In this lesson, we'll deploy our final application to Cloudflare Pages, and show how to correctly configure your Supabase application to be used by real users in a production environment.
Kristian Freeman: [0:00] The code for our Supabase chat application is finished, and now it's time to deploy it. To do that, we'll use Cloudflare Pages which is a deployment platform for deploying JAMstack Apps such as our Next.js application.
[0:11] In order to deploy our application, we need to do two things. First, we need to push it to GitHub, and then we need to add it in Cloudflare Pages and schedule a build that will be our first chat app deployment.
[0:22] In the command line in VS code, I'll just run git status, and you can see that it has all of these changes that haven't been tracked yet. That's because when I created my next application, it automatically made an initial git commit.
[0:35] I'll just say git add. to add everything here. Then, I'll make a new commit using git commit-m saying, "Finish the Code." Now, I need to make a new repository.
[0:47] If you have the GitHub CLI installed, you can write gh repo create, and give it a new name. I'll call mine Supabase Egghead Example. You can give it a description. I'll just say example code for Supabase Egghead course. I'll make it public. I'll just say, "Yes to adding the origin git remote," and I'll just try to git push, which will push this up to GitHub.
[1:11] If I come to github.com and refresh, I can see my project here. I pushed my first commit up to GitHub. In the cloud for dashboard, we can go to this pages section here. By the way, if you haven't made a Cloudflare count, it's totally free to sign up. Go ahead and do that.
[1:24] Then in pages here, I'll just select create a new project. Here are all of my GitHub repositories. I just want to pick the Supabase Egghead example. If you don't see this, when you go through the pages dashboard, it's because you haven't signed in with GitHub yet. That'll be a quick 5, 10 second thing.
[1:40] You can also say which repositories you want. I'm telling Cloud web pages to be able to access all of my repositories. You can just select the ones you want or really do whatever you want there. I'll select Supabase Egghead example, and then I'll say begin setup.
[1:57] By default, I'm just going to say, "Yes, this is a good project name. My production branch is going to be main," which you can customize. Then down here and build settings, I just have some framework presets. I can choose from create-gatsby, next, next, etc.
[2:12] This is going to be Next.js because that is the framework I'm using. It'll set the build command which is next build and next export, and that'll set the output directory to out.

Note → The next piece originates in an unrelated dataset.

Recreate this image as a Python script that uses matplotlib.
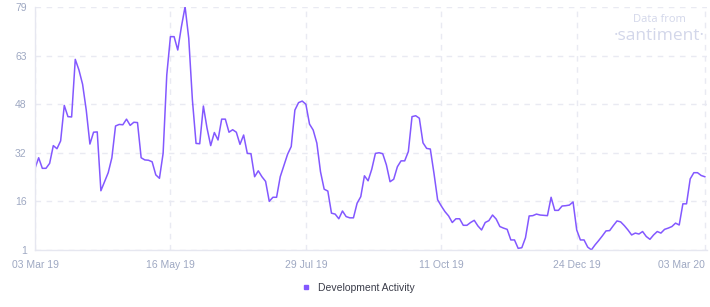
import pandas as pd
import matplotlib.pyplot as plt
import matplotlib.dates as mdates
from matplotlib.lines import Line2D

plt.rcParams["font.family"] = ["Liberation Sans", "DejaVu Sans"]

# Development Activity, one value every 2 days from 03 Mar 19
dev_activity = [
    27.2, 30.6, 27.2, 27.2, 28.8, 34.5, 33.5, 36.0, 47.4, 43.8, 43.7, 62.2, 58.8, 54.2, 45.9, 35.0,
    38.8, 38.9, 20.0, 22.9, 25.8, 30.6, 40.8, 41.3, 41.2, 43.0, 41.0, 42.0, 41.9, 30.6, 29.9, 29.8,
    29.3, 25.1, 24.0, 32.0, 57.2, 69.5, 69.5, 65.2, 72.7, 79.1, 69.0, 49.2, 35.2, 35.1, 47.2, 40.1,
    34.5, 38.7, 36.3, 43.0, 43.0, 38.8, 39.6, 38.8, 34.9, 37.9, 32.0, 31.9, 24.5, 26.4, 24.5, 23.0,
    16.6, 17.9, 17.9, 24.5, 28.1, 31.7, 34.2, 45.9, 48.3, 48.8, 47.8, 41.4, 39.5, 35.3, 26.1, 20.5,
    19.9, 12.8, 12.5, 11.0, 13.5, 11.7, 11.3, 11.3, 16.0, 18.1, 24.8, 23.2, 26.9, 32.0, 32.2, 31.9,
    28.3, 22.9, 23.7, 27.7, 29.6, 29.6, 32.6, 43.8, 44.1, 43.3, 35.4, 33.6, 33.4, 25.6, 17.1, 15.1,
    13.3, 11.9, 9.8, 11.0, 11.0, 8.9, 8.9, 9.8, 10.5, 8.7, 7.4, 9.8, 10.4, 12.2, 10.9, 8.5,
    8.0, 7.6, 4.2, 4.2, 1.5, 1.7, 4.9, 11.9, 12.0, 12.5, 12.2, 12.1, 12.0, 17.9, 13.7, 13.7,
    15.1, 15.2, 15.4, 16.4, 7.4, 4.2, 4.2, 1.9, 1.0, 2.6, 4.0, 5.5, 7.1, 7.2, 8.8, 10.3,
    10.0, 8.8, 7.4, 5.8, 6.4, 6.1, 6.9, 5.3, 4.4, 5.8, 6.9, 6.4, 7.6, 8.0, 8.5, 9.6,
    9.0, 15.8, 15.8, 23.8, 25.8, 25.8, 24.9, 24.5,
]
dates = pd.date_range("2019-03-03", periods=len(dev_activity), freq="2D")

x_ticks = pd.to_datetime(["2019-03-03", "2019-05-16", "2019-07-29", "2019-10-11", "2019-12-24", "2020-03-03"])
y_ticks = [1, 16.6, 32.2, 47.8, 63.4, 79]
y_labels = ["1", "16", "32", "48", "63", "79"]

line_color = "#8358ff"
tick_color = "#9ea8c2"
grid_color = "#e9eaf2"

fig = plt.figure(figsize=(7.1, 3.07), dpi=100)
ax = fig.add_axes([0.0493, 0.186, 0.946, 0.791])

ax.plot(dates, dev_activity, color=line_color, linewidth=1.1)

ax.set_xlim(pd.Timestamp("2019-03-03"), pd.Timestamp("2020-03-04"))
ax.set_ylim(1, 79)
ax.set_yticks(y_ticks)
ax.set_yticklabels(y_labels)
ax.set_xticks(x_ticks)
ax.xaxis.set_major_formatter(mdates.DateFormatter("%d %b %y"))

ax.grid(True, color=grid_color, linestyle=(0, (4, 4)), linewidth=1)
ax.tick_params(length=0, colors=tick_color, labelsize=7.5)
ax.tick_params(axis="y", pad=6)
ax.tick_params(axis="x", pad=7)
for side in ["top", "right"]:
    ax.spines[side].set_visible(False)
for side in ["left", "bottom"]:
    ax.spines[side].set_color("#e6e7f0")
    ax.spines[side].set_linewidth(1)

labels = ax.get_xticklabels()
labels[-1].set_ha("right")

# watermark
ax.text(0.93, 0.95, "Data from", transform=ax.transAxes, ha="center", va="center",
        fontsize=8, color="#d3d7ea", family=["Open Sans", "DejaVu Sans"])
ax.text(0.93, 0.88, "·santiment·", transform=ax.transAxes, ha="center", va="center",
        fontsize=12.5, color="#d3d7ea", family=["Open Sans", "DejaVu Sans"])

handle = Line2D([], [], color=line_color, marker="s", linestyle="none", markersize=3.5)
fig.legend([handle], ["Development Activity"], loc="center", bbox_to_anchor=(0.5, 0.062),
           frameon=False, fontsize=7.5, handletextpad=0.2, labelcolor="#3b3d4a")

fig.savefig("out.png", dpi=100)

[2:24] The root directory, I won't need to change because my project is running at the root directory of my git repo, but I do need to pass environment variables. These are the Supabase API key and URL that I made in my .n.local at the beginning of making my project. I'll just open up my .n.local. I'll say next public Supabase URL and I'll paste that in.
[2:49] Then I'll do the same with my API key. I pasted in my URL and my API key. Now it's time to save and deploy. This will take just a couple minutes as it gets ready to deploy a new project.
[3:02] Then when it's done, we'll have a URL that we can visit to see our application deployed to production. When our build completes, we'll have our final URL for our project which is Supabaseeggheadexample.pages.dev.
[3:15] This won't work quite yet and that's because we need to update some URLs in our project with our new production URL. Let's copy this and go back to the Supabase dashboard.
[3:25] Here in the dashboard, we'll go to settings and then we'll go to auth settings and give it our base URL. This will just be HTTPS Supabaseeggheadexample.pages.dev, and I'll just save that.
[3:39] Then if I come back to the Supabase chat auth page here and press log in with GitHub, I'll get redirected back to my chat route. You can see everything worked correctly and this is running in production. To test this, let's open this up in a new tab.
[3:53] You can see that if I write a new message here, it will also show up on both windows.
[3:58] With Cloudflare Pages, every time that I push a change to my GitHub repository, say if I update the user interface or something else, add new features, all I have to do is push to GitHub and I'll get a new deploy that will automatically be deployed in just a couple minutes to this Supabaseeggheadexample.pages.dev.
[4:16] I can also get preview deploys. If I come down to continue to project, you can see every time I push something, including pull requests, I'll get a unique URL that I can use for checking out my Supabase application.
[4:30] I'll also get custom domain support if I want to point it to maybe, for instance, Supabasechat.com. The only thing that you need to keep in mind is that these subdomains are technically different than Supabaseeggheadexample.pages.dev.
[4:44] You might have to do some manual work to, for instance, re-authenticate on one of these subdomains using an access token. That part can be a little tricky and it's out of scope for this tutorial, but just a heads up that that might be an issue that you run into.